Record extracts
────────────────
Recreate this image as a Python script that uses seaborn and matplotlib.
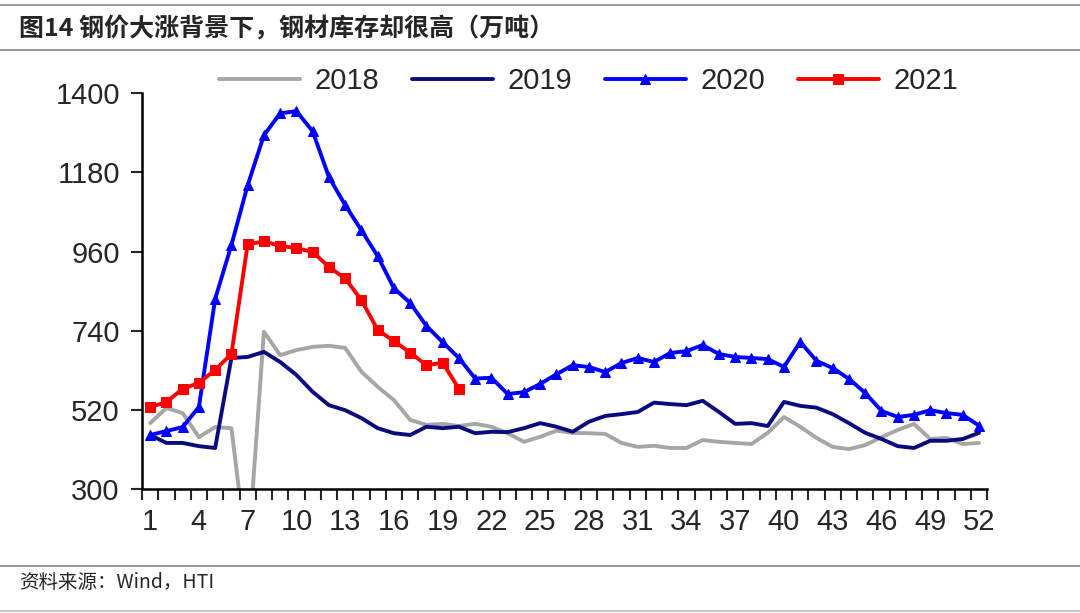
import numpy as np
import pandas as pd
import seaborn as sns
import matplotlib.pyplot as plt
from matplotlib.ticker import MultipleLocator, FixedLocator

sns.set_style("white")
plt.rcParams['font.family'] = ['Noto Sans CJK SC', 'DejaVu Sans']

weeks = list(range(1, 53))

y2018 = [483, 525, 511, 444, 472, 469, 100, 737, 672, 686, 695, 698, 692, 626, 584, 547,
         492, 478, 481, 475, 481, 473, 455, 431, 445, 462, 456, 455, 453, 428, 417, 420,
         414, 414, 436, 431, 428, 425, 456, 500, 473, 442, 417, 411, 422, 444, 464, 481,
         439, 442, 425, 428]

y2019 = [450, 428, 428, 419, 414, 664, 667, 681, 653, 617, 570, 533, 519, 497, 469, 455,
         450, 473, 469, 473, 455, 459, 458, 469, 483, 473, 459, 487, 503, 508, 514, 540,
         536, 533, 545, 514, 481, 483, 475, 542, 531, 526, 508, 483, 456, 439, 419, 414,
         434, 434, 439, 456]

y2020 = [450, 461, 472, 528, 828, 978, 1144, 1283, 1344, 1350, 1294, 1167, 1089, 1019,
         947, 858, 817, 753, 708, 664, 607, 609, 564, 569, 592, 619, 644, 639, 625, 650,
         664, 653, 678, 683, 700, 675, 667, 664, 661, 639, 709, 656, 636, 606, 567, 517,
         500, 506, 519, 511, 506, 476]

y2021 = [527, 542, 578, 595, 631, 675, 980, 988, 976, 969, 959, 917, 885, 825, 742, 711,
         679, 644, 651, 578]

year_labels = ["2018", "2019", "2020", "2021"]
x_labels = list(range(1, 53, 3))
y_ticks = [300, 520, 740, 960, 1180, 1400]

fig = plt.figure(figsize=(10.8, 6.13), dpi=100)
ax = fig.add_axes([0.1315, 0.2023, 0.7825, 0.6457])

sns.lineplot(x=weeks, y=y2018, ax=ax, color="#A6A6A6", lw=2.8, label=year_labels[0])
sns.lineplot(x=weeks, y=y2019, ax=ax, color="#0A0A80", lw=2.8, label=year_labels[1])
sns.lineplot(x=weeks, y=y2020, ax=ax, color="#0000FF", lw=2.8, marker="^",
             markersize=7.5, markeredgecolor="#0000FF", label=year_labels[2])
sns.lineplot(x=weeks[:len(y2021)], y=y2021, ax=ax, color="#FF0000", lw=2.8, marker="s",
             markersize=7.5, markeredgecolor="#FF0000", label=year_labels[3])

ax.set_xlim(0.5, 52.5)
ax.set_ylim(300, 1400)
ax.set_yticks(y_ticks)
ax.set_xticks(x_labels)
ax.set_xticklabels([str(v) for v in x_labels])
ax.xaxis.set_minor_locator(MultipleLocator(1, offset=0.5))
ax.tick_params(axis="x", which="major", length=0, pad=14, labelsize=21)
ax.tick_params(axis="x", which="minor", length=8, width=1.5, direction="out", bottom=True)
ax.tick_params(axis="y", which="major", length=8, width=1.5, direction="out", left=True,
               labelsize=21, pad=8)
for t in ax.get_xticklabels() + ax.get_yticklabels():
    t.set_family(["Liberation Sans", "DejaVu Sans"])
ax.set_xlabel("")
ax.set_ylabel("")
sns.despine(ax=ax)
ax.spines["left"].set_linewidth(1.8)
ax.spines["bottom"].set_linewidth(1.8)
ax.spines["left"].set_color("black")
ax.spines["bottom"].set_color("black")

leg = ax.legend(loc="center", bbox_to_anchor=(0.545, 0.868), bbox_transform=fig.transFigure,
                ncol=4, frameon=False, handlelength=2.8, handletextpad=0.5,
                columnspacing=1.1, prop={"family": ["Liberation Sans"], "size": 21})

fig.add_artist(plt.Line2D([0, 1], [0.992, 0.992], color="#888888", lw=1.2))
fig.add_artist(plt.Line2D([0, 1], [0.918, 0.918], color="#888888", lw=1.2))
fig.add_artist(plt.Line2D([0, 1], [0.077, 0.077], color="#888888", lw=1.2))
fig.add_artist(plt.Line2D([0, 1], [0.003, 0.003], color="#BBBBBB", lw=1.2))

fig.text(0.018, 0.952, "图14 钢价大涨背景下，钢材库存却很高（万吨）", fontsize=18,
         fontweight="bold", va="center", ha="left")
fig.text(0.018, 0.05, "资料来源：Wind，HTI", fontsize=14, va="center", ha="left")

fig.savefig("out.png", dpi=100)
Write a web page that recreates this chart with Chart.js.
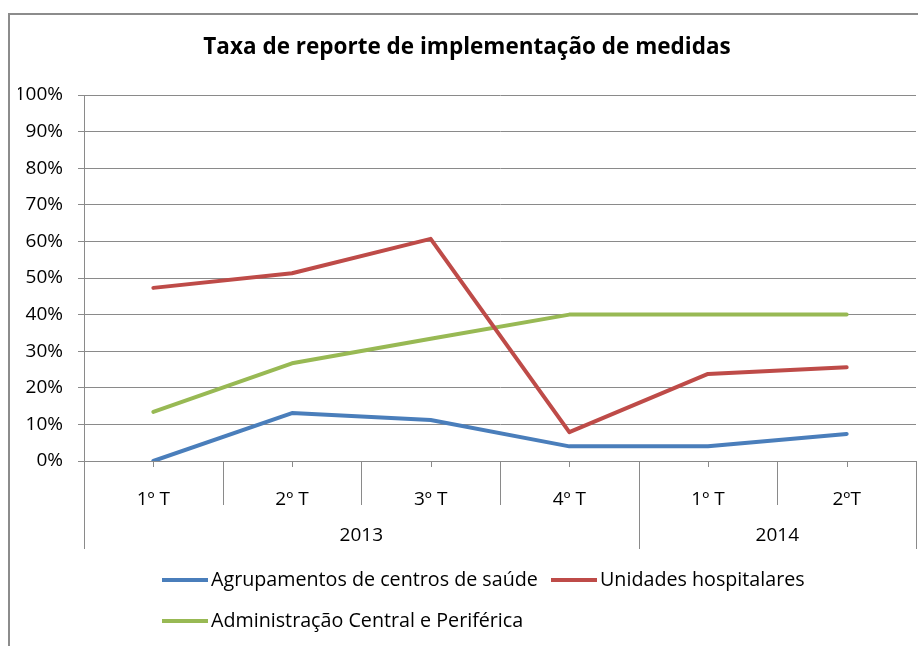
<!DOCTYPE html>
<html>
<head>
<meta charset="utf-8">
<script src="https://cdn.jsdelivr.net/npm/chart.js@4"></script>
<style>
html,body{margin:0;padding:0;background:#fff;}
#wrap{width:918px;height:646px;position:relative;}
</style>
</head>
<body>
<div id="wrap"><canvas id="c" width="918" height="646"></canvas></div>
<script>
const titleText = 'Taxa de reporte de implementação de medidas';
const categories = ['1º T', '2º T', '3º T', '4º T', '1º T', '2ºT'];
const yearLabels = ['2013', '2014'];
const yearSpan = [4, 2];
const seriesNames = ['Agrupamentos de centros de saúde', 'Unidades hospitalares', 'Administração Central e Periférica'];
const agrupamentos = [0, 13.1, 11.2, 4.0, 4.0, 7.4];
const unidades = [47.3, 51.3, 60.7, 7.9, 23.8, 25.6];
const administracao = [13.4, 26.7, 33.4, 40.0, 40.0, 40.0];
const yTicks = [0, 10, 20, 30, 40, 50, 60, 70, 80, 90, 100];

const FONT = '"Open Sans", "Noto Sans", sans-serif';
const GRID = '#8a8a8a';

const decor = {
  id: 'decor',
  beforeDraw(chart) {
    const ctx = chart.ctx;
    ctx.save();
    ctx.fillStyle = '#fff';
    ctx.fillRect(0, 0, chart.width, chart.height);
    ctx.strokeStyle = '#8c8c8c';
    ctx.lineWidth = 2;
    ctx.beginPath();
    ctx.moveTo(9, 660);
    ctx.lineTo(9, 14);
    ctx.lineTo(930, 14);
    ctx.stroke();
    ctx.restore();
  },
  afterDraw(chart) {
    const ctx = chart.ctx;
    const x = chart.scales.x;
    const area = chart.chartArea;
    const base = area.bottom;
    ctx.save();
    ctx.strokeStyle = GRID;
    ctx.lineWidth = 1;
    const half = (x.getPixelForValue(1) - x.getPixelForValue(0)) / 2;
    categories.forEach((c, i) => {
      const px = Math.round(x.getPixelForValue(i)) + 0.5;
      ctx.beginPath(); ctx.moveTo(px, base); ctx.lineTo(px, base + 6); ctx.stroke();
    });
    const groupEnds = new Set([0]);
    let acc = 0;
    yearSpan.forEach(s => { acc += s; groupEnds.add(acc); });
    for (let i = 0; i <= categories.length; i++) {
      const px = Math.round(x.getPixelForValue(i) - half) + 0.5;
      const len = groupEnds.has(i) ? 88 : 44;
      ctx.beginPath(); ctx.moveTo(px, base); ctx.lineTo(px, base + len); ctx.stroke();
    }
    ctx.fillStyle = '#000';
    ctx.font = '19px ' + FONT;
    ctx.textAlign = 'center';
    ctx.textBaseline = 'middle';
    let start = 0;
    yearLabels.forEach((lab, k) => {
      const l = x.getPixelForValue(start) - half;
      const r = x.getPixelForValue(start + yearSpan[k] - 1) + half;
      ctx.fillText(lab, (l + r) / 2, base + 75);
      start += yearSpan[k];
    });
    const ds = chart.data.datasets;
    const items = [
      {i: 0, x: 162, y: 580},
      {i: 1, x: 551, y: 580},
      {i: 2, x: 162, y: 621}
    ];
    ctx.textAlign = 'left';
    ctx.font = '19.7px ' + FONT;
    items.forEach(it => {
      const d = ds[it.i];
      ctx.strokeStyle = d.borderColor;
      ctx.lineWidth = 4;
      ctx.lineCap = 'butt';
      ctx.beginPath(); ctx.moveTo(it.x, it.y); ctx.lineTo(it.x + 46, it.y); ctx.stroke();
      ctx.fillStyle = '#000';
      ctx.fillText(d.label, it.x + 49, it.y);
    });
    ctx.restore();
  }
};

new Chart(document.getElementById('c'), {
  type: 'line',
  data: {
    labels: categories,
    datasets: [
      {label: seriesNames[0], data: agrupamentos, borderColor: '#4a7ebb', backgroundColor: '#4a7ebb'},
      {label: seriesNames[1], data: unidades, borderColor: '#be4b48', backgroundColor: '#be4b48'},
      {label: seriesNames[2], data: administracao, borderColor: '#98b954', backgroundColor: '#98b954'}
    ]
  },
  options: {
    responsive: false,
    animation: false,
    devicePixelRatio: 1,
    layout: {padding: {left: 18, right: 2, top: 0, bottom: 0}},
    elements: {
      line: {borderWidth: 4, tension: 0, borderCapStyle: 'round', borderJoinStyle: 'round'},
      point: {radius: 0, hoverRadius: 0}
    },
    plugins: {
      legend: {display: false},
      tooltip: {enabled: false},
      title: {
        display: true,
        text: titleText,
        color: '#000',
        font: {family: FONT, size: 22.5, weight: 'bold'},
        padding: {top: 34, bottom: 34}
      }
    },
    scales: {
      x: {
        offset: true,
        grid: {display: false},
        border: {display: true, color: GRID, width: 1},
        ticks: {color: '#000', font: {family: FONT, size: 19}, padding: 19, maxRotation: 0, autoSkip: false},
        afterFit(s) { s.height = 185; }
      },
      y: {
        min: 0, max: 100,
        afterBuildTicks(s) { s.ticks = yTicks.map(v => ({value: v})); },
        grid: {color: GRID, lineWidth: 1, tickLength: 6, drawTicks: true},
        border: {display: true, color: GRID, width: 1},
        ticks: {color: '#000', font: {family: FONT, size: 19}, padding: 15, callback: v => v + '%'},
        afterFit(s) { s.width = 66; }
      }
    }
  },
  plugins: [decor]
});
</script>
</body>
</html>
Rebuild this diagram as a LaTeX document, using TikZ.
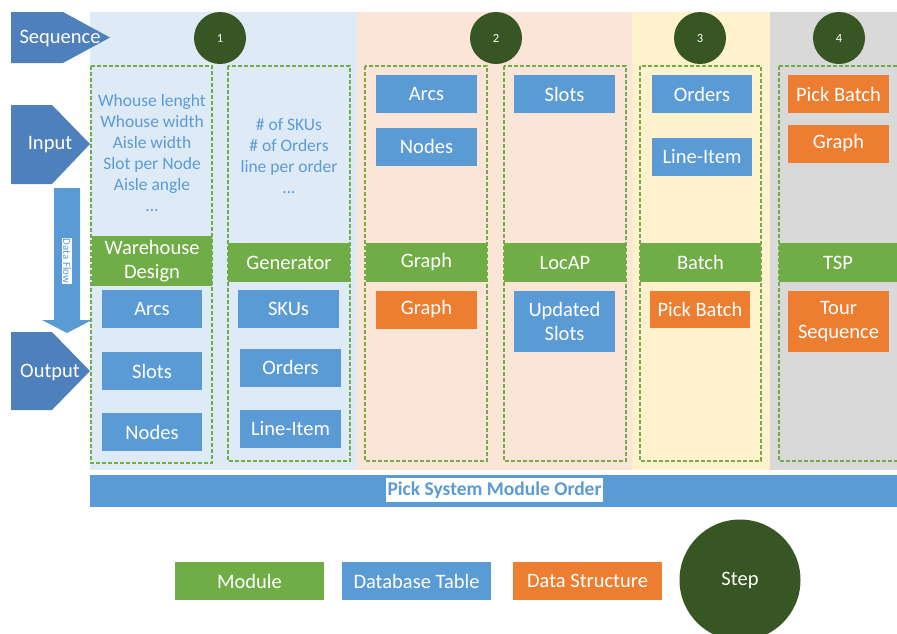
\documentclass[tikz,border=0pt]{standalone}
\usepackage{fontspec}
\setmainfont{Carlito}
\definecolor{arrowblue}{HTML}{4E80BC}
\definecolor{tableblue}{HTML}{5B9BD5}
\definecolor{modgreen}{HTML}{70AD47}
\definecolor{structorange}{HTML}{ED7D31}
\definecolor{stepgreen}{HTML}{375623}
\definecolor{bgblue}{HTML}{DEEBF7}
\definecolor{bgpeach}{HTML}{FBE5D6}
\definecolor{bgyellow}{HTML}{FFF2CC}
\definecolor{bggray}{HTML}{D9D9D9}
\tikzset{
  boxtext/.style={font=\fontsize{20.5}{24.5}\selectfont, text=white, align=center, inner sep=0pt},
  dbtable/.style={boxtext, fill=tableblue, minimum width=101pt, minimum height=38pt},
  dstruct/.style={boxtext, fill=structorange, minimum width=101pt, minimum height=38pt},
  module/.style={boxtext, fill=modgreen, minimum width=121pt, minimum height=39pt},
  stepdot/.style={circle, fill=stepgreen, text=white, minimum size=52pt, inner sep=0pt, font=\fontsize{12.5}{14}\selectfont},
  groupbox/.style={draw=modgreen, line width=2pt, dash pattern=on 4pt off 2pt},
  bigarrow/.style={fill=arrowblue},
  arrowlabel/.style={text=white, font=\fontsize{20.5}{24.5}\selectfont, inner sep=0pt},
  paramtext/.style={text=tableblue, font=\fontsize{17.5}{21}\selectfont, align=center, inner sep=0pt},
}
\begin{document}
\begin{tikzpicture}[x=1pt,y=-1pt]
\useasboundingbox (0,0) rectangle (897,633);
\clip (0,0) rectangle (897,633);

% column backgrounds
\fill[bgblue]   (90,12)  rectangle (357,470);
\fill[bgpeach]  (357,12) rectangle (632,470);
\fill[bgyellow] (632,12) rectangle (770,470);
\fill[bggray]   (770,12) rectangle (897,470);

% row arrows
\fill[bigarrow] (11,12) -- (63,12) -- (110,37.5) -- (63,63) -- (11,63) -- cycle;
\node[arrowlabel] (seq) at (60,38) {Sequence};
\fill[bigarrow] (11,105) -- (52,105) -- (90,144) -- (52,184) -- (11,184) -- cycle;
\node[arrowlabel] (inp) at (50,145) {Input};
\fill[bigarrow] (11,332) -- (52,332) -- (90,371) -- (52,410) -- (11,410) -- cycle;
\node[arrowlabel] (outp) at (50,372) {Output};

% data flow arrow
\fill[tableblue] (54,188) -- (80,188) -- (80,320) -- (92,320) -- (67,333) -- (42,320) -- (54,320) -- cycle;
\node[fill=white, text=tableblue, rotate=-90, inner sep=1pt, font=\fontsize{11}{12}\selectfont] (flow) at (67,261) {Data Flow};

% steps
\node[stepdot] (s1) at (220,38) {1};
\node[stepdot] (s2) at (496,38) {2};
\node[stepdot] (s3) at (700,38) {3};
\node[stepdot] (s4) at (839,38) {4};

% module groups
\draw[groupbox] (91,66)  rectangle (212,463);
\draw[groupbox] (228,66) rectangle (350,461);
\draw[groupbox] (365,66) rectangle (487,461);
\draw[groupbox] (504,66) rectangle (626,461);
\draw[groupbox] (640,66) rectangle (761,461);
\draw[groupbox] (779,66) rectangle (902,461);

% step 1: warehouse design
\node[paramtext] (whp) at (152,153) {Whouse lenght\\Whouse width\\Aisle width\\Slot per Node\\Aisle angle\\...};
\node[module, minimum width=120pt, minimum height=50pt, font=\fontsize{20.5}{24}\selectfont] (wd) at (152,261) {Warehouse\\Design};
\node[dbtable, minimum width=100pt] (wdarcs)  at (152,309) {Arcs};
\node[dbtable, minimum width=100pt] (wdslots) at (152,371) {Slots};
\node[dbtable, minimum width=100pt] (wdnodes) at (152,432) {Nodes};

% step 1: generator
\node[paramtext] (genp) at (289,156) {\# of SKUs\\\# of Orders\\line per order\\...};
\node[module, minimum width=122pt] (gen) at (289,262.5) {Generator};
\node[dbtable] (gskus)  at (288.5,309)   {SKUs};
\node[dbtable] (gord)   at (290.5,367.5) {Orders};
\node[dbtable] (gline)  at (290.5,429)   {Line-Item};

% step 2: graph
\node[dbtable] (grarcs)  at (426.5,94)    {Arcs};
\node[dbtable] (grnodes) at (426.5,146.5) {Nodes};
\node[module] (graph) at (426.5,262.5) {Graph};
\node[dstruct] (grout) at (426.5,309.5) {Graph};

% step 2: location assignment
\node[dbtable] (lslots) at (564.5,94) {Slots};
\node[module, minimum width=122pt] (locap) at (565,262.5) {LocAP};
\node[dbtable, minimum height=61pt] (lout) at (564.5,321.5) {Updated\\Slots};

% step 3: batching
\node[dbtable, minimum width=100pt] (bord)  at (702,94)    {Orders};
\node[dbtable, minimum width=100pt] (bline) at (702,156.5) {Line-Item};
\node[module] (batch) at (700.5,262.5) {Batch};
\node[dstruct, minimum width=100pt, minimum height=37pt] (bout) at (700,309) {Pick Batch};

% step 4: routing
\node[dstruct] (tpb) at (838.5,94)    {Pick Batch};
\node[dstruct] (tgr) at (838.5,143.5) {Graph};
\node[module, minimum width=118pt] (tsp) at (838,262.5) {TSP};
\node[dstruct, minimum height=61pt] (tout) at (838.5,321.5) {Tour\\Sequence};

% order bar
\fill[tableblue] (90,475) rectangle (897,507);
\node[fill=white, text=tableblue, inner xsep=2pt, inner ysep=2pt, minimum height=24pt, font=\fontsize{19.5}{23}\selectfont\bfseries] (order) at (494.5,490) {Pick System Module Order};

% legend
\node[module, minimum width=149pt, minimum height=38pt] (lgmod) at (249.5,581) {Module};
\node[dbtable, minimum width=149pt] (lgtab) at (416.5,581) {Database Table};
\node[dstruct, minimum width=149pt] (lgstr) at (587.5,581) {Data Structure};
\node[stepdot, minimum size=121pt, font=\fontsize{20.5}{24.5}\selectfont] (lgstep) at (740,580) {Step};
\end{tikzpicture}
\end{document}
────────────────
Exercise goal
Skip every picture and return the lines above from the top through the one that contains "weeks = list(range(1, 53))".

Response to this exercise
Recreate this image as a Python script that uses seaborn and matplotlib.
import numpy as np
import pandas as pd
import seaborn as sns
import matplotlib.pyplot as plt
from matplotlib.ticker import MultipleLocator, FixedLocator

sns.set_style("white")
plt.rcParams['font.family'] = ['Noto Sans CJK SC', 'DejaVu Sans']

weeks = list(range(1, 53))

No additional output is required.